Lecture de l’Évangile selon saint Luc (18, 35-43) :

En ce temps-là, comme Jésus était près de Jéricho, un aveugle était assis au bord du chemin et mendiait. Il entendit la foule passer et demanda ce qui arrivait. On lui dit : « c’est Jésus de Nazareth qui passe. » Alors il cria : « Fils de David, aie pitié ! » Ceux qui marchaient en tête le reprenaient pour le faire taire ; mais il criait encore plus fort : « Fils de David, aie pitié ! » Jésus s’arrêta et ordonna qu’on le lui amenât.

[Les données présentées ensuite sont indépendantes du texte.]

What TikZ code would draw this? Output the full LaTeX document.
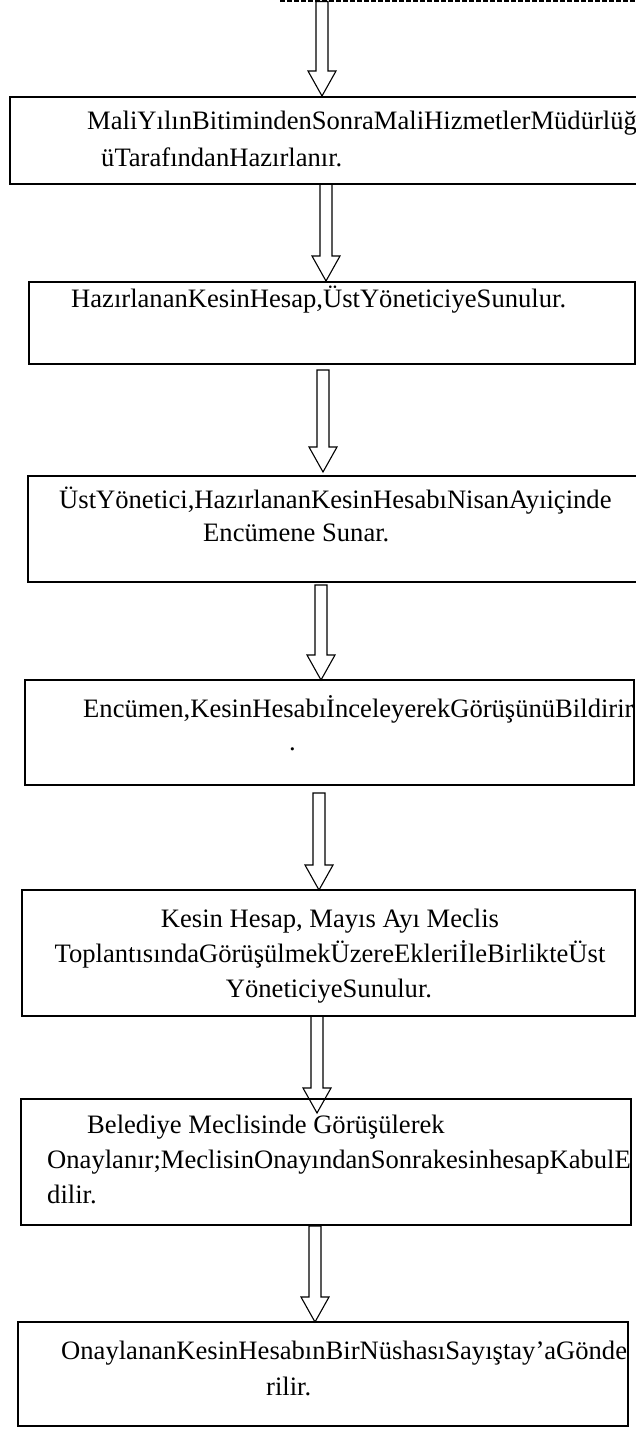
\documentclass[tikz,border=0pt]{standalone}
\usepackage{fontspec}
\setmainfont{Liberation Serif}
\usetikzlibrary{calc}
\begin{document}
\begin{tikzpicture}[x=1pt,y=-1pt,
  box/.style={draw, line width=1.6pt, rectangle, inner sep=0pt, outer sep=0pt, anchor=north west},
  txt/.style={font=\fontsize{26.6}{30}\selectfont, inner sep=0pt, anchor=base west},
  ctxt/.style={txt, anchor=base},
  dashline/.style={line width=2pt, dash pattern=on 5pt off 2pt},
  blockarrow/.style={draw, line width=1.1pt, line join=miter,
    to path={let \p1=(\tikztostart), \p2=(\tikztotarget) in
      ({\x1-6pt},\y1) -- ({\x1-6pt},{\y2+25pt}) -- ({\x1-14pt},{\y2+25pt}) -- (\x1,\y2)
      -- ({\x1+14pt},{\y2+25pt}) -- ({\x1+6pt},{\y2+25pt}) -- ({\x1+6pt},\y1) -- cycle}},
]
\useasboundingbox (0,0) rectangle (636,1431);
\fill[white] (0,0) rectangle (636,1431);
\clip (0,0) rectangle (636,1431);

% dashed edge at the top
\coordinate (dl) at (280,1.5);
\coordinate (dr) at (640,1.5);
\draw[dashline] (dl) -- (dr);

% boxes
\node[box, minimum width=640pt, minimum height=87pt]  (B1) at (10,97) {};
\node[box, minimum width=606pt, minimum height=82pt]  (B2) at (29,282) {};
\node[box, minimum width=612pt, minimum height=106pt] (B3) at (28,476) {};
\node[box, minimum width=609pt, minimum height=105pt] (B4) at (25,680) {};
\node[box, minimum width=613pt, minimum height=126pt] (B5) at (22,890) {};
\node[box, minimum width=610pt, minimum height=126pt] (B6) at (21,1099) {};
\node[box, minimum width=610pt, minimum height=104pt] (B7) at (18,1322) {};

% texts
\node[txt] (t1a) at (87,130) {MaliYılınBitimindenSonraMaliHizmetlerMüdürlüğ};
\node[txt] (t1b) at (101,167) {üTarafındanHazırlanır.};
\node[txt] (t2) at (71,307) {HazırlananKesinHesap,ÜstYöneticiyeSunulur.};
\node[txt] (t3a) at (59,508) {ÜstYönetici,HazırlananKesinHesabıNisanAyıiçinde};
\node[txt] (t3b) at (203,541) {Encümene Sunar.};
\node[txt] (t4a) at (83,717) {Encümen,KesinHesabıİnceleyerekGörüşünüBildirir};
\node[txt] (t4b) at (289,750) {.};
\node[ctxt] (t5a) at (330,927) {Kesin Hesap, Mayıs Ayı Meclis};
\node[ctxt] (t5b) at (330,962) {ToplantısındaGörüşülmekÜzereEkleriİleBirlikteÜst};
\node[ctxt] (t5c) at (329,997) {YöneticiyeSunulur.};
\node[txt] (t6a) at (87,1133) {Belediye Meclisinde Görüşülerek};
\node[txt] (t6b) at (47,1168) {Onaylanır;MeclisinOnayındanSonrakesinhesapKabulE};
\node[txt] (t6c) at (47,1203) {dilir.};
\node[txt] (t7a) at (61,1359) {OnaylananKesinHesabınBirNüshasıSayıştay’aGönde};
\node[txt] (t7b) at (266,1395) {rilir.};

% arrow end points
\coordinate (a0s) at (322,1.5);   \coordinate (a0e) at (322,96);
\coordinate (a1s) at (326,184);   \coordinate (a1e) at (326,281);
\coordinate (a2s) at (323,370);   \coordinate (a2e) at (323,472);
\coordinate (a3s) at (321,585);   \coordinate (a3e) at (321,680);
\coordinate (a4s) at (319,793);   \coordinate (a4e) at (319,890);
\coordinate (a5s) at (317,1016);  \coordinate (a5e) at (317,1113);
\coordinate (a6s) at (315,1226);  \coordinate (a6e) at (315,1322);

\draw[blockarrow] (a0s) to (a0e);
\draw[blockarrow] (a1s) to (a1e);
\draw[blockarrow] (a2s) to (a2e);
\draw[blockarrow] (a3s) to (a3e);
\draw[blockarrow] (a4s) to (a4e);
\draw[blockarrow] (a5s) to (a5e);
\draw[blockarrow] (a6s) to (a6e);
\end{tikzpicture}
\end{document}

Quand il fut près de lui, Jésus lui demanda : « Que veux-tu que Je fasse pour toi ? » L’autre répondit : « Seigneur, que je retrouve la vue ! » Jésus lui dit : « Retrouve la vue : ta foi t’a sauvé. » L’aveugle retrouva aussitôt la vue ; il suivit Jésus en célébrant la gloire de Dieu. Voyant tout cela, tout le peuple se mit à adresser des louanges à Dieu.

Когда же подходил Он к Иерихону, один слепой сидел у дороги, прося милостыни, и, услышав, что мимо него проходит народ, спросил: что это такое? Ему сказали, что Иисус Назорей идет. Тогда он закричал: Иисус, Сын Давидов! помилуй меня. Шедшие впереди заставляли его молчать; но он еще громче кричал: Сын Давидов! помилуй меня. Иисус, остановившись, велел привести его к Себе: и, когда тот подошел к Нему, спросил его: чего ты хочешь от Меня? Он сказал: Господи! чтобы мне прозреть. Иисус сказал ему: прозри! вера твоя спасла тебя. И он тотчас прозрел и пошел за Ним, славя Бога; и весь народ, видя это, воздал хвалу Богу.

Paroles des Pères

L’aveugle, c’est le genre humain : exclu des joies du paradis en la personne de son premier père, privé des clartés de la lumière d’en haut, il subit les ténèbres de sa condamnation. Mais retrouvant la lumière grâce à la présence de son Rédempteur, il en vient à apercevoir, en les désirant, les joies de la lumière intérieure. Et il pose le pas de ses bonnes œuvres sur le chemin de la vie. […]

Voyez : celui que la foule réprimande pour le faire taire, il crie de plus belle. De la même manière, plus l’orage des pensées charnelles nous tourmente, plus nous devons intensifier notre effort de prière. La foule veut nous empêcher de crier, puisque nous subissons souvent jusque dans la prière le harcèlement des images de nos péchés. Mais il faut que la voix de notre cœur persiste avec d’autant plus de force que la résistance qu’elle rencontre est plus dure, afin de maîtriser l’orage de nos pensées coupables, et de toucher, par l’excès même de son importunité, les oreilles miséricordieuses du Seigneur.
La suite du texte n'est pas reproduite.